Exercise details >>
Copy exactly the lines from the beginning of the data down to and including the line holding "const yTicks = [0, 5, 10, 15, 20, 25];", without any pictures.

Start of Record extracts

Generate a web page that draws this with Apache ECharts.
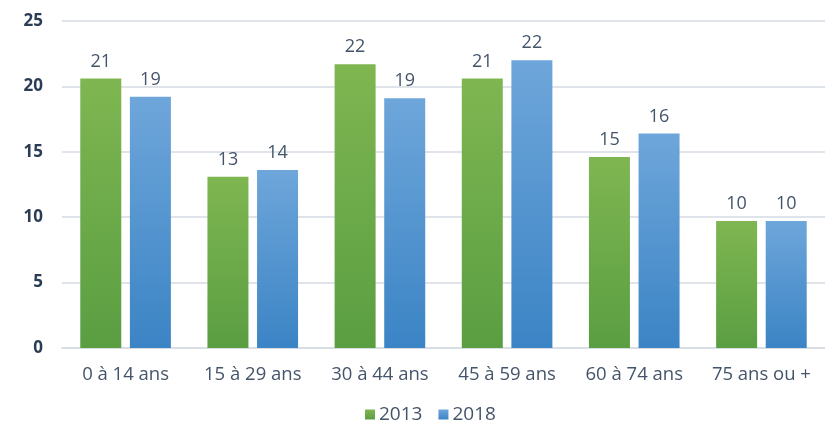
<!DOCTYPE html>
<html>
<head>
<meta charset="utf-8">
<script src="https://cdn.jsdelivr.net/npm/echarts@6/dist/echarts.min.js"></script>
<style>
html,body{margin:0;padding:0;background:#fff;}
#chart{width:825px;height:423px;}
</style>
</head>
<body>
<div id="chart"></div>
<script>
const categories = ['0 à 14 ans', '15 à 29 ans', '30 à 44 ans', '45 à 59 ans', '60 à 74 ans', '75 ans ou +'];
const values2013 = [20.6, 13.1, 21.7, 20.6, 14.6, 9.7];
const values2018 = [19.2, 13.6, 19.1, 22.0, 16.4, 9.7];
const seriesNames = ['2013', '2018'];
const yTicks = [0, 5, 10, 15, 20, 25];

const FONT = '"Open Sans", "Noto Sans", sans-serif';
function grad(top, bottom) {
  return new echarts.graphic.LinearGradient(0, 0, 0, 1, [
    { offset: 0, color: top },
    { offset: 1, color: bottom }
  ]);
}
const labelStyle = {
  show: true,
  position: 'top',
  distance: 8,
  color: '#44546a',
  fontFamily: FONT,
  fontSize: 18,
  formatter: p => Math.round(p.value)
};

const chart = echarts.init(document.getElementById('chart'), null, { renderer: 'canvas' });
chart.setOption({
  animation: false,
  backgroundColor: '#ffffff',
  grid: { left: 62, top: 21, width: 765, height: 327, containLabel: false },
  legend: {
    data: seriesNames,
    top: 400,
    left: 360,
    itemWidth: 10,
    itemHeight: 10,
    itemGap: 16,
    icon: 'rect',
    textStyle: { color: '#44546a', fontFamily: FONT, fontSize: 19, padding: [0, 0, 0, -1] }
  },
  xAxis: {
    type: 'category',
    data: categories,
    axisLine: { show: true, lineStyle: { color: '#d9dde4', width: 2 } },
    axisTick: { show: false },
    axisLabel: { color: '#44546a', fontFamily: FONT, fontSize: 18.5, margin: 17, interval: 0 }
  },
  yAxis: {
    type: 'value',
    min: yTicks[0],
    max: yTicks[yTicks.length - 1],
    interval: 5,
    axisLine: { show: false },
    axisTick: { show: false },
    splitLine: { lineStyle: { color: '#dfe3ea', width: 2 } },
    axisLabel: { color: '#2b3d55', fontFamily: FONT, fontSize: 17, fontWeight: 'bold', margin: 19 }
  },
  series: [
    {
      name: seriesNames[0],
      type: 'bar',
      data: values2013,
      barWidth: 41,
      barGap: '21%',
      itemStyle: { color: grad('#7fb651', '#5a9e42') },
      label: labelStyle
    },
    {
      name: seriesNames[1],
      type: 'bar',
      data: values2018,
      barWidth: 41,
      barGap: '21%',
      itemStyle: { color: grad('#6ea6da', '#3b84c5') },
      label: labelStyle
    }
  ]
});
</script>
</body>
</html>
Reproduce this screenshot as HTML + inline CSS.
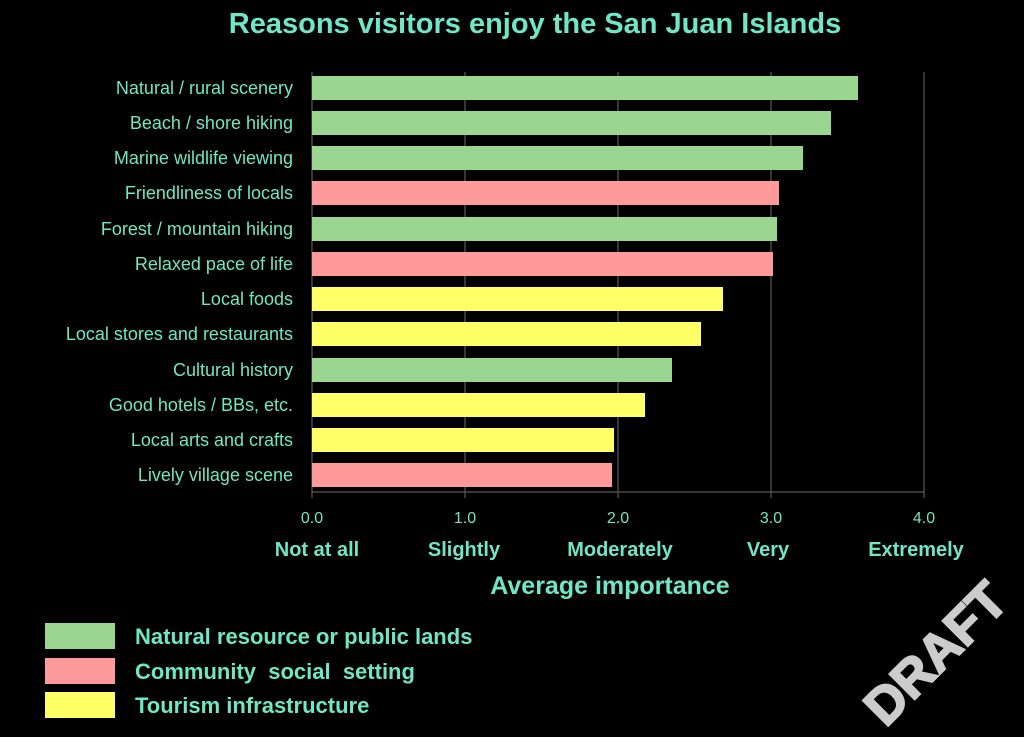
<!DOCTYPE html>
<html><head><meta charset="utf-8"><style>body{margin:0;background:#000}svg{display:block}</style></head>
<body>
<svg width="1024" height="737" xmlns="http://www.w3.org/2000/svg" font-family="Liberation Sans, sans-serif">
<rect width="1024" height="737" fill="#000"/>
<text x="535" y="33" text-anchor="middle" font-size="29" font-weight="bold" fill="#70e6c6">Reasons visitors enjoy the San Juan Islands</text>
<g stroke="#5a5a5a" stroke-width="1.2">
<line x1="465" y1="72" x2="465" y2="498"/>
<line x1="618" y1="72" x2="618" y2="498"/>
<line x1="771" y1="72" x2="771" y2="498"/>
<line x1="924" y1="72" x2="924" y2="498"/>
<line x1="312" y1="72" x2="312" y2="498"/>
<line x1="312" y1="492" x2="924" y2="492"/>
</g>
<g>
<rect x="312" y="76" width="546" height="24" fill="#9ad68f"/>
<rect x="312" y="111" width="519" height="24" fill="#9ad68f"/>
<rect x="312" y="146" width="491" height="24" fill="#9ad68f"/>
<rect x="312" y="181" width="467" height="24" fill="#ff9a9a"/>
<rect x="312" y="217" width="465" height="24" fill="#9ad68f"/>
<rect x="312" y="252" width="461" height="24" fill="#ff9a9a"/>
<rect x="312" y="287" width="411" height="24" fill="#ffff66"/>
<rect x="312" y="322" width="389" height="24" fill="#ffff66"/>
<rect x="312" y="358" width="360" height="24" fill="#9ad68f"/>
<rect x="312" y="393" width="333" height="24" fill="#ffff66"/>
<rect x="312" y="428" width="302" height="24" fill="#ffff66"/>
<rect x="312" y="463" width="300" height="24" fill="#ff9a9a"/>
</g>
<g font-size="18" fill="#70e6c6" text-anchor="end">
<text x="293" y="94">Natural / rural scenery</text>
<text x="293" y="129">Beach / shore hiking</text>
<text x="293" y="164">Marine wildlife viewing</text>
<text x="293" y="199">Friendliness of locals</text>
<text x="293" y="235">Forest / mountain hiking</text>
<text x="293" y="270">Relaxed pace of life</text>
<text x="293" y="305">Local foods</text>
<text x="293" y="340">Local stores and restaurants</text>
<text x="293" y="376">Cultural history</text>
<text x="293" y="411">Good hotels / BBs, etc.</text>
<text x="293" y="446">Local arts and crafts</text>
<text x="293" y="481">Lively village scene</text>
</g>
<g font-size="16" fill="#70e6c6" text-anchor="middle">
<text x="312" y="523">0.0</text><text x="465" y="523">1.0</text><text x="618" y="523">2.0</text><text x="771" y="523">3.0</text><text x="924" y="523">4.0</text>
</g>
<g font-size="20" font-weight="bold" fill="#70e6c6" text-anchor="middle">
<text x="317" y="556">Not at all</text><text x="464" y="556">Slightly</text><text x="620" y="556">Moderately</text><text x="768" y="556">Very</text><text x="916" y="556">Extremely</text>
</g>
<text x="610" y="594" text-anchor="middle" font-size="25" font-weight="bold" fill="#70e6c6">Average importance</text>
<rect x="45" y="623" width="70" height="26" fill="#9ad68f"/>
<rect x="45" y="658" width="70" height="26" fill="#ff9a9a"/>
<rect x="45" y="692" width="70" height="26" fill="#ffff66"/>
<g font-size="22" font-weight="bold" fill="#70e6c6">
<text x="135" y="644">Natural resource or public lands</text>
<text x="135" y="679">Community&#160; social&#160; setting</text>
<text x="135" y="713">Tourism infrastructure</text>
</g>
<text transform="translate(948,666) rotate(-45)" text-anchor="middle" font-size="52" font-weight="bold" fill="#cccccc" stroke="#cccccc" stroke-width="2">DRAFT</text>
</svg>
</body></html>
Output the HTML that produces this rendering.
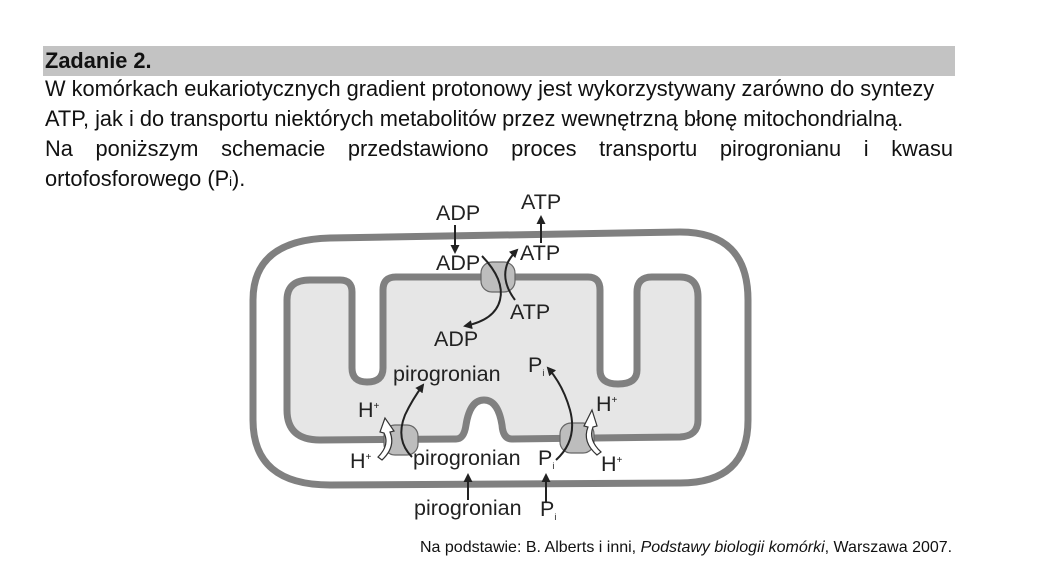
<!DOCTYPE html>
<html><head><meta charset="utf-8"><style>
body{margin:0;width:1038px;height:567px;background:#fff;font-family:"Liberation Sans",Arial,sans-serif;color:#111;position:relative;overflow:hidden}
.bar{position:absolute;left:43px;top:46px;width:912px;height:30px;background:#c3c3c3}
.t{position:absolute;left:45px;font-size:21.8px;white-space:nowrap}
svg{position:absolute;left:0;top:0}
</style></head><body>
<div class="bar"></div>
<div class="t" style="top:48px;font-weight:bold">Zadanie 2.</div>
<div class="t" style="top:76px">W komórkach eukariotycznych gradient protonowy jest wykorzystywany zarówno do syntezy</div>
<div class="t" style="top:106px">ATP, jak i do transportu niektórych metabolitów przez wewnętrzną błonę mitochondrialną.</div>
<div class="t" style="top:136px;width:908px;text-align:justify;text-align-last:justify">Na poniższym schemacie przedstawiono proces transportu pirogronianu i kwasu</div>
<div class="t" style="top:166px">ortofosforowego (P<span style="font-size:13px">i</span>).</div>
<div class="t" style="top:539px;left:420px;font-size:16px">Na podstawie: B. Alberts i inni, <i>Podstawy biologii komórki</i>, Warszawa 2007.</div>
<svg width="1038" height="567" font-family="Liberation Sans,Arial,sans-serif" font-size="21.5" fill="#222">
<defs><marker id="a" markerWidth="9" markerHeight="9" refX="7" refY="4.5" orient="auto" markerUnits="userSpaceOnUse"><path d="M0,0 L9,4.5 L0,9 Z" fill="#222"/></marker></defs>
<path d="M253,300 Q253,240 330,238 L680,232 Q748,232 748,300 L748,420 Q748,483 680,483 L330,485 Q253,485 253,420 Z" fill="#fff" stroke="#808080" stroke-width="7"/>
<path d="M287,300 Q287,280 310,280 L340,280 Q352,280 352,292 L352,368 Q352,382 367,382 Q383,382 383,368 L383,290 Q383,277 396,277 L588,277 Q600,277 600,290 L600,370 Q600,384 618,384 Q637,384 637,370 L637,292 Q637,277 652,277 L680,277 Q698,277 698,297 L698,420 Q698,436 680,437 L512,439 Q503,439 502,425 Q498,400 484,400 Q470,400 466,425 Q464,439 456,439 L320,440 Q287,440 287,410 Z" fill="#e6e6e6" stroke="#808080" stroke-width="7"/>
<g fill="#bdbdbd" stroke="#666" stroke-width="1.2">
<rect x="481" y="262" width="34" height="30" rx="11"/>
<rect x="384" y="425" width="34" height="30" rx="11"/>
<rect x="560" y="423" width="34" height="30" rx="11"/>
</g>
<g stroke="#222" stroke-width="2" fill="none" marker-end="url(#a)">
<line x1="455" y1="225" x2="455" y2="252"/>
<line x1="541" y1="243" x2="541" y2="217"/>
<path d="M482,256 Q505,280 500,300 Q495,320 465,326"/>
<path d="M515,300 Q500,280 508,262 Q512,255 517,250"/>
<path d="M412,457 Q395,440 405,415 Q412,400 423,385"/>
<path d="M556,460 Q578,440 570,410 Q563,385 548,368"/>
<line x1="468" y1="500" x2="468" y2="475"/>
<line x1="546" y1="502" x2="546" y2="475"/>
</g>
<g fill="#fff" stroke="#333" stroke-width="1.2">
<path d="M385,418 L380,432 L384,433 Q390,445 378,457 L382,460 Q396,447 390,432 L394,431 Z"/>
<path d="M592,410 L597,426 L593,427 Q588,440 601,452 L597,455 Q582,442 588,427 L584,426 Z"/>
</g>
<text x="436" y="220">ADP</text>
<text x="521" y="209">ATP</text>
<text x="436" y="270">ADP</text>
<text x="520" y="260">ATP</text>
<text x="510" y="319">ATP</text>
<text x="434" y="346">ADP</text>
<text x="393" y="381">pirogronian</text>
<text x="528" y="372">P<tspan font-size="9" dy="4">i</tspan></text>
<text x="358" y="417">H<tspan font-size="10" dy="-8">+</tspan></text>
<text x="350" y="468">H<tspan font-size="10" dy="-8">+</tspan></text>
<text x="413" y="465">pirogronian</text>
<text x="538" y="465">P<tspan font-size="9" dy="4">i</tspan></text>
<text x="596" y="411">H<tspan font-size="10" dy="-8">+</tspan></text>
<text x="601" y="471">H<tspan font-size="10" dy="-8">+</tspan></text>
<text x="414" y="515">pirogronian</text>
<text x="540" y="516">P<tspan font-size="9" dy="4">i</tspan></text>
</svg>
</body></html>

End of Record extracts

Solved exercise >>
Generate a web page that draws this with Apache ECharts.
<!DOCTYPE html>
<html>
<head>
<meta charset="utf-8">
<script src="https://cdn.jsdelivr.net/npm/echarts@6/dist/echarts.min.js"></script>
<style>
html,body{margin:0;padding:0;background:#fff;}
#chart{width:825px;height:423px;}
</style>
</head>
<body>
<div id="chart"></div>
<script>
const categories = ['0 à 14 ans', '15 à 29 ans', '30 à 44 ans', '45 à 59 ans', '60 à 74 ans', '75 ans ou +'];
const values2013 = [20.6, 13.1, 21.7, 20.6, 14.6, 9.7];
const values2018 = [19.2, 13.6, 19.1, 22.0, 16.4, 9.7];
const seriesNames = ['2013', '2018'];
const yTicks = [0, 5, 10, 15, 20, 25];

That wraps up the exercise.